New studies show substantial oil and natural gas deposits in Sunni lands

Oil
(New York Times) Iraq has substantially increased its estimates of the amount of oil and natural gas in deposits on Sunni lands after quietly paying foreign oil companies tens of millions of dollars over the past two years to re-examine old seismic data across the country and retrain Iraqi petroleum engineers.
Although engineers in Iraq and the West have always known there are some oil formations beneath Sunni lands, the issue is coming into much sharper focus with the new studies, according to senior Iraqi Oil Ministry officials. The question of where Iraq's oil reserves are concentrated is taking on still more importance as it appears that negotiators are close to agreement on a long-debated oil law that would regulate how Iraqi and international oil companies would be allowed to develop Iraq's fields.
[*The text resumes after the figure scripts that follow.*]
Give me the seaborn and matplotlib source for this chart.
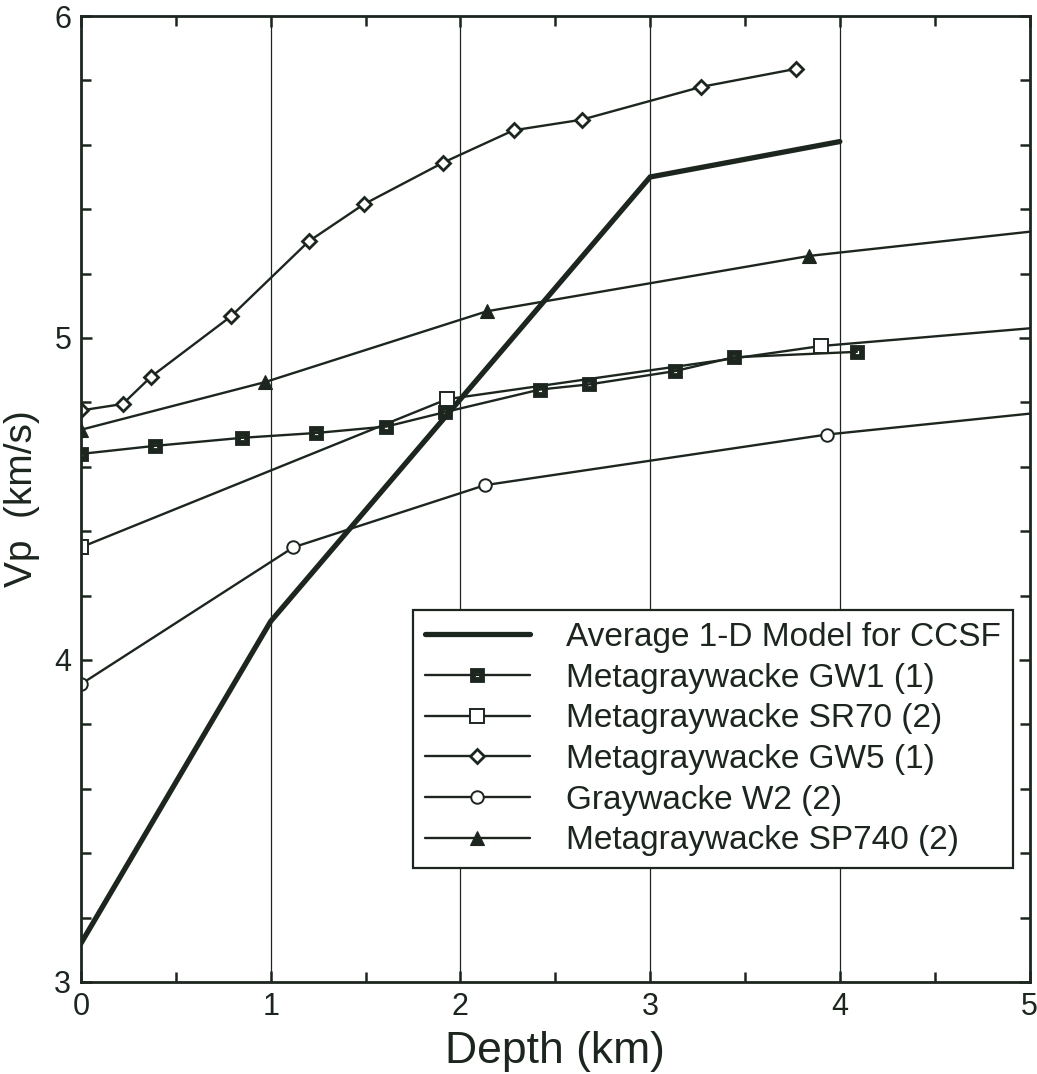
import numpy as np
import matplotlib
matplotlib.use("Agg")
import matplotlib.pyplot as plt
from matplotlib.path import Path
from matplotlib.ticker import MultipleLocator
import seaborn as sns

# Average 1-D velocity model for the CCSF
avg_depth = [0.0, 1.0, 3.0, 4.0]
avg_vp = [3.12, 4.12, 5.50, 5.61]

# Laboratory measurements (depth in km, Vp in km/s)
gw1_depth = [0.0, 0.39, 0.85, 1.24, 1.61, 1.92, 2.42, 2.68, 3.13, 3.44, 4.09]
gw1_vp = [4.64, 4.665, 4.69, 4.705, 4.725, 4.77, 4.84, 4.856, 4.897, 4.94, 4.957]

sr70_depth = [0.0, 1.93, 3.90, 5.0]
sr70_vp = [4.35, 4.81, 4.975, 5.03]

gw5_depth = [0.0, 0.22, 0.37, 0.79, 1.20, 1.49, 1.91, 2.28, 2.64, 3.27, 3.77]
gw5_vp = [4.775, 4.795, 4.88, 5.067, 5.30, 5.415, 5.545, 5.645, 5.678, 5.78, 5.836]

w2_depth = [0.0, 1.12, 2.13, 3.93, 5.0]
w2_vp = [3.925, 4.35, 4.543, 4.70, 4.765]

sp740_depth = [0.0, 0.97, 2.14, 3.84, 5.0]
sp740_vp = [4.715, 4.863, 5.083, 5.255, 5.33]

labels = [
    "Average 1-D Model for CCSF",
    "Metagraywacke GW1 (1)",
    "Metagraywacke SR70 (2)",
    "Metagraywacke GW5 (1)",
    "Graywacke W2 (2)",
    "Metagraywacke SP740 (2)",
]

ink = "#1c261f"

sns.set_theme(style="ticks")
plt.rcParams["font.family"] = ["Liberation Sans", "DejaVu Sans"]

fig = plt.figure(figsize=(10.37, 10.74), dpi=100)
ax = fig.add_axes([0.0781, 0.0857, 0.9147, 0.8994])

# filled square with a small hole in the middle
outer = [(-1, -1), (1, -1), (1, 1), (-1, 1), (-1, -1)]
inner = [(-0.25, -0.25), (-0.25, 0.25), (0.25, 0.25), (0.25, -0.25), (-0.25, -0.25)]
holed_square = Path(outer + inner,
                    [Path.MOVETO] + [Path.LINETO] * 3 + [Path.CLOSEPOLY]
                    + [Path.MOVETO] + [Path.LINETO] * 3 + [Path.CLOSEPOLY])

sns.lineplot(x=avg_depth, y=avg_vp, ax=ax, color=ink, lw=3.8,
             label=labels[0], solid_joinstyle="miter")

sns.lineplot(x=gw1_depth, y=gw1_vp, ax=ax, color=ink, lw=1.7,
             marker=holed_square, markersize=10, markerfacecolor=ink,
             markeredgecolor=ink, markeredgewidth=0.6, label=labels[1])

sns.lineplot(x=sr70_depth, y=sr70_vp, ax=ax, color=ink, lw=1.7,
             marker="s", markersize=10, markerfacecolor="white",
             markeredgecolor=ink, markeredgewidth=1.4,
             markevery=list(range(len(sr70_depth) - 1)), label=labels[2])

sns.lineplot(x=gw5_depth, y=gw5_vp, ax=ax, color=ink, lw=1.7,
             marker="D", markersize=7, markerfacecolor="white",
             markeredgecolor=ink, markeredgewidth=2.0, label=labels[3])

sns.lineplot(x=w2_depth, y=w2_vp, ax=ax, color=ink, lw=1.7,
             marker="o", markersize=9, markerfacecolor="white",
             markeredgecolor=ink, markeredgewidth=1.4,
             markevery=list(range(len(w2_depth) - 1)), label=labels[4])

sns.lineplot(x=sp740_depth, y=sp740_vp, ax=ax, color=ink, lw=1.7,
             marker="^", markersize=10, markerfacecolor=ink,
             markeredgecolor=ink, markeredgewidth=0.8,
             markevery=list(range(len(sp740_depth) - 1)), label=labels[5])

ax.set_xlim(0, 5)
ax.set_ylim(3, 6)
ax.xaxis.set_major_locator(MultipleLocator(1))
ax.xaxis.set_minor_locator(MultipleLocator(0.5))
ax.yaxis.set_major_locator(MultipleLocator(1))
ax.yaxis.set_minor_locator(MultipleLocator(0.2))

ax.grid(False)
for gx in ax.get_xticks():
    if 0 < gx < 5:
        ax.axvline(gx, color=ink, lw=0.9, zorder=0.5)

for sp in ax.spines.values():
    sp.set_visible(True)
    sp.set_color(ink)
    sp.set_linewidth(2.0)

ax.tick_params(which="both", direction="in", top=True, right=True,
               color=ink, labelcolor=ink)
ax.tick_params(which="major", length=8, width=1.8, labelsize=22, pad=7)
ax.tick_params(which="minor", length=7, width=1.8)

ax.set_xlabel("Depth (km)", fontsize=32, color=ink, labelpad=7)
ax.set_ylabel("Vp  (km/s)", fontsize=28, color=ink, labelpad=10)

leg = ax.legend(loc="lower right", bbox_to_anchor=(0.9826, 0.118),
                fontsize=24, frameon=True, fancybox=False, framealpha=1,
                edgecolor=ink, handlelength=3.15, handletextpad=1.1,
                labelspacing=0.29, borderpad=0.35, borderaxespad=0)
leg.get_frame().set_linewidth(1.6)
for t in leg.get_texts():
    t.set_color(ink)

fig.savefig("out.png", dpi=100, facecolor="white")
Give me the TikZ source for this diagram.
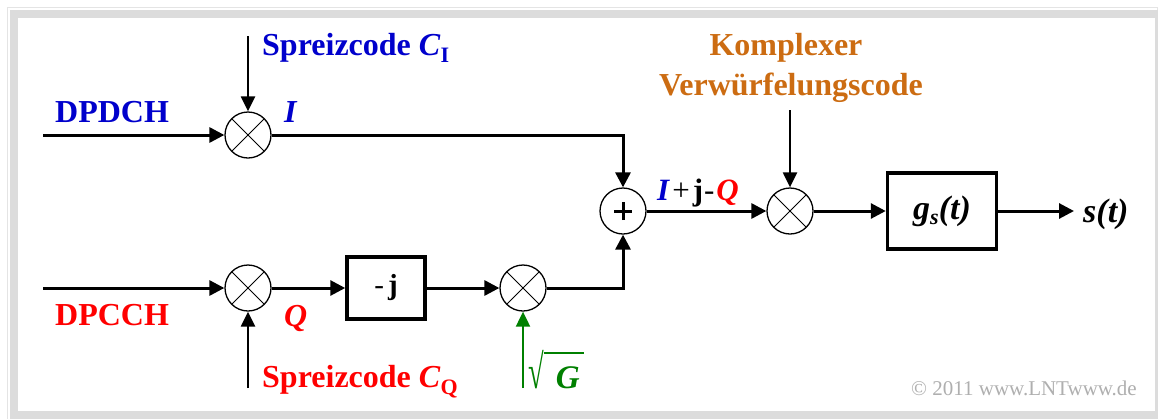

The new studies have increased estimates of the amount of oil in a series of deposits in Sunni territory to the north and east of Baghdad and in a series of deposits that run through western Iraq like beads on a string, and could contain as much as a trillion cubic feet of natural gas. And while it would take years to actually begin pulling gas and oil out of the fields even if the area soon became safe enough for companies to work in, energy corporations have been excited about the area's potential, even if it falls short of reserves in the Shiite south and Kurdish north. The deposit is the Akkas field, one of the beads on the string that runs from Ninewa Province in the north to the border with Saudi Arabia in the south.